Rolnicy, którzy od tygodnia protestują w Szczecinie, zamiast wyjeżdżać we wtorek na ulice miasta ciągnikami, chwycili za łopaty i zaczęli odśnieżać chodniki. - W tej chwili to nie jest forma protestu. W ramach solidarności z mieszkańcami Szczecina, chcemy pokazać, że nie jesteśmy tutaj złośliwie. Chcemy, żeby nas popierali - tłumaczył jeden z uczestników protestu, Grzegorz Gontarz.
Protestujący podzielili się na trzy ekipy i pojechali pod trzy szczecińskie szpitale w dzielnicach: Zdroje, Pomorzany i przy ul. Unii Lubelskiej, żeby odśnieżyć wokół nich chodniki. We wtorek w Szczecinie z powodu padającego od rana śniegu panują trudne warunki na drogach.
Przeciw "nieprawidłowej" sprzedaży ziemi
Zachodniopomorscy rolnicy od środy protestują przed szczecińską siedzibą ANR. Do piątku ci, którzy przyjechali do Szczecina maszynami rolniczymi, na znak protestu jeździli każdego dnia po głównych ulicach miasta. W ten sposób sprzeciwiają się nieprawidłowej - ich zdaniem - sprzedaży ziemi przez Agencję Nieruchomości Rolnych w Szczecinie.

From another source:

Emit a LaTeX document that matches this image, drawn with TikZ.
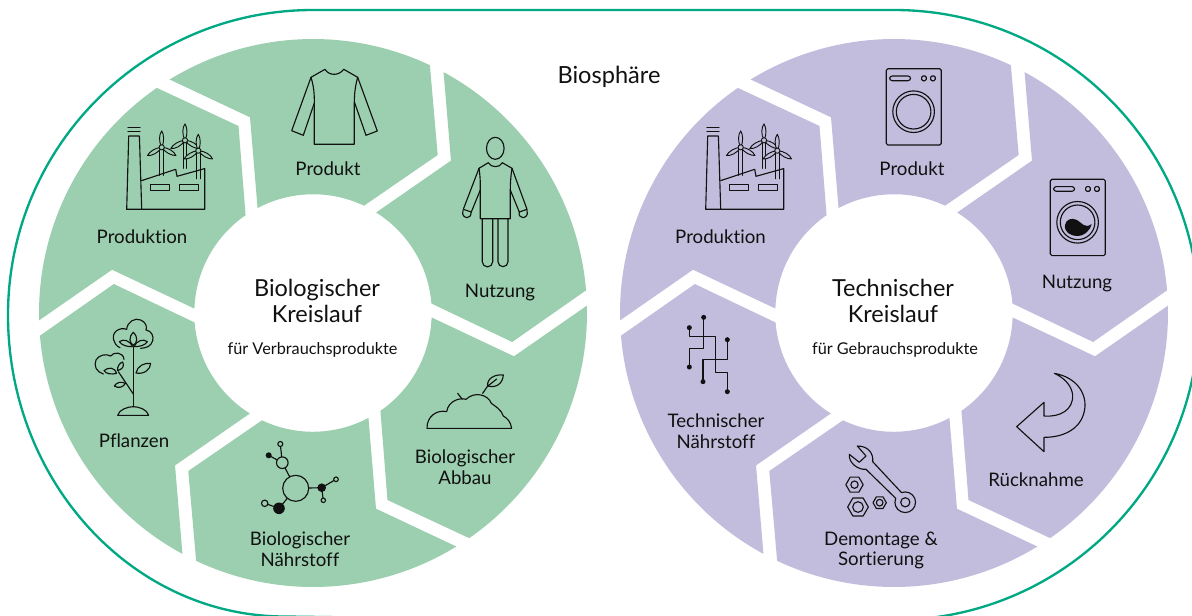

Wczoraj do protestu dołączyło kilkanaście kolejnych maszyn. - Poprosiłem rolników, aby nie przyjeżdżał do Szczecina następny sprzęt. Nie chcemy w ten sposób paraliżować miasta - powiedział Jan Kozak z Międzyzwiązkowego Komitetu Protestacyjnego Rolników Województwa Zachodniopomorskiego. Rolnicy zapewniają, że są zdeterminowani i będą protestować aż do spełnienia wszystkich ich postulatów. W piątek otrzymali pozwolenie od szczecińskiego magistratu na prowadzenie protestu do końca miesiąca.
Czego żądają rolnicy?
Protestujący chcą m.in. odwołania dyrektorów szczecińskiej Agencji Nieruchomości Rolnych (ANR). "Uważamy, iż kierownictwo Oddziału Agencji nie gwarantuje prawidłowej realizacji nałożonych na Agencję zadań ustawowych. Oczekujemy od Pana Ministra racjonalnej oceny dotychczasowej działalności Oddziału Terenowego ANR w Szczecinie" - napisano w komunikacie. Zdaniem rolników, sprzedaż prowadzona przez ANR nie poprawia struktury gospodarstw, a ziemia trafia do osób reprezentujących duże podmioty, które są powiązane z kapitałem zagranicznym. Rolnicy indywidualni - jak przekonują protestujący - nie są w stanie z nimi konkurować. ANR odpiera zarzuty i twierdzi, że jej polityka prowadzi do powiększenia gospodarstw rolnych. Agencja podkreśla, że od momentu podpisania w czerwcu porozumień z protestującymi rolnikami nie sprzedaje ziemi osobom nieuprawnionym i odwołuje przetargi, kiedy zachodzi obawa, że stają do nich takie osoby. W sobotę z protestującymi rolnikami do późnych godzin wieczornych rozmawiał szef resortu rolnictwa Stanisław Kalemba. Minister zapewnił, że od poniedziałku będą wstrzymane wszystkie przetargi w szczecińskim oddziale ANR. Zaprosił także protestujących na rozmowy do Warszawy w tym tygodniu.